A destemperada e arrogante reação italiana foi literalmente encampada por O Globo, O Estado de S.Paulo, Folha de S.Paulo e o Jornal Nacional (na sua primeira abordagem do assunto, pois, quando ficou evidenciado o fracasso da articulação reacionária na mídia, voltou à sua habitual postura de bajular governos).


No olho do furacão, Rui Martins, eu e Laerte Braga reagíamos aos enfoques tendenciosos, provando que, pela Lei do Refúgio, Tarso Genro tinha pleno direito de decidir como decidiu; que era justa sua crítica às aberrações jurídicas cometidas pelo Estado italiano contra os ultras, em meio à onda de indignação causada pelo assassinato de Aldo Moro, gerando uma histeria punitiva em que foram atropelados os princípios mais sagrados do Direito; e que as autoridades italianas estavam flagrantemente atingindo a soberania nacional.


Coincidência ou não, o presidente Luiz Inácio Lula da Silva, ao dar um xeque-mate na questão (‘A decisão do Brasil neste episódio é soberana’, disse), foi bem na linha sugerida pelo meu artigo do dia anterior, intitulado ‘Somos um país soberano ou uma república das bananas?’, no qual escrevi: ‘Cabe ao governo Lula colocar as coisas no seu devido lugar, fazendo a Itália entender que não está lidando com uma república das bananas, daquelas que se borram de medo das potências centrais e estão sempre prontas para acatar ultimatos velados’ – ver aqui.


A posição de Gilmar Mendes


E as boas práticas jornalísticas continuaram sendo olimpicamente ignoradas.
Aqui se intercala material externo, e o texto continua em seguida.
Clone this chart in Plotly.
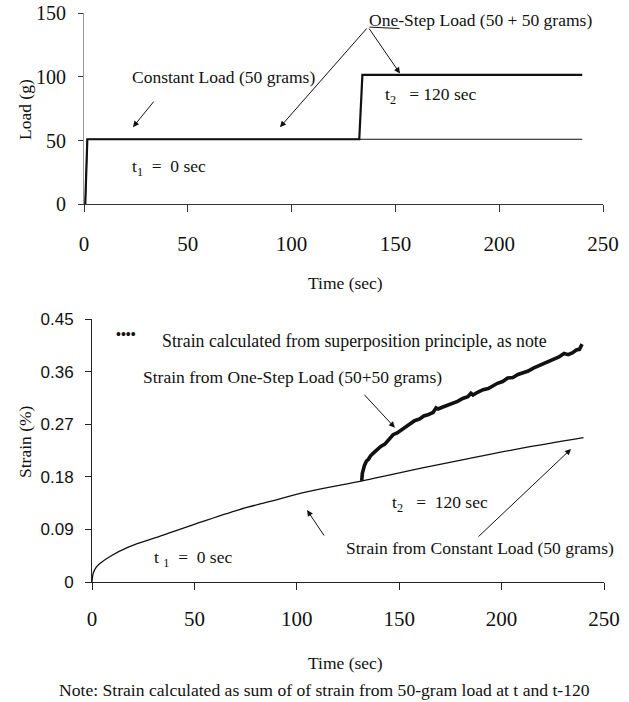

Rui Martins mandou mensagem à Folha de S.Paulo contestando o editorial ‘Assunto da Itália’, principalmente por sua insistência em exigir que o Brasil acatasse sem reflexão alguma as decisões da Justiça de outros países (‘Pode haver divisões políticas dentro de um país, porém, por mais agudas que sejam, os contendores não podem recorrer ao argumento de uma superioridade jurídica de um julgamento estrangeiro… Esse ato de sobrepor as leis italianas às nossas seria uma afronta à nossa soberania’). Ignorada.Eu enviei carta à seção de leitores de O Estado de S.Paulo respondendo ao editorial ‘Decisão desastrada’, que questionei, dentre outros motivos por ter concedido ‘espaço descomunal’ à ‘choradeira’ e às ‘ameaças italianas’, sem, em momento algum, lamentar ‘as agressões às instituições brasileiras’. Ignorada.


Rui Martins lançou uma carta aberta a Mino Carta, chamando-o às falas: ‘Sua influência como editor da revista CartaCapital poderia ter sido bastante nefasta e significar para um homem, batido pela vida, em nada diferente dos `subversivos´ brasileiros que você tanto entendeu, o retorno à Itália na condição de um condenado a apodrecer na prisão’ (ver aqui). Mino a colocou como mero comentário no seu blog, não respondeu e depois tirou do ar.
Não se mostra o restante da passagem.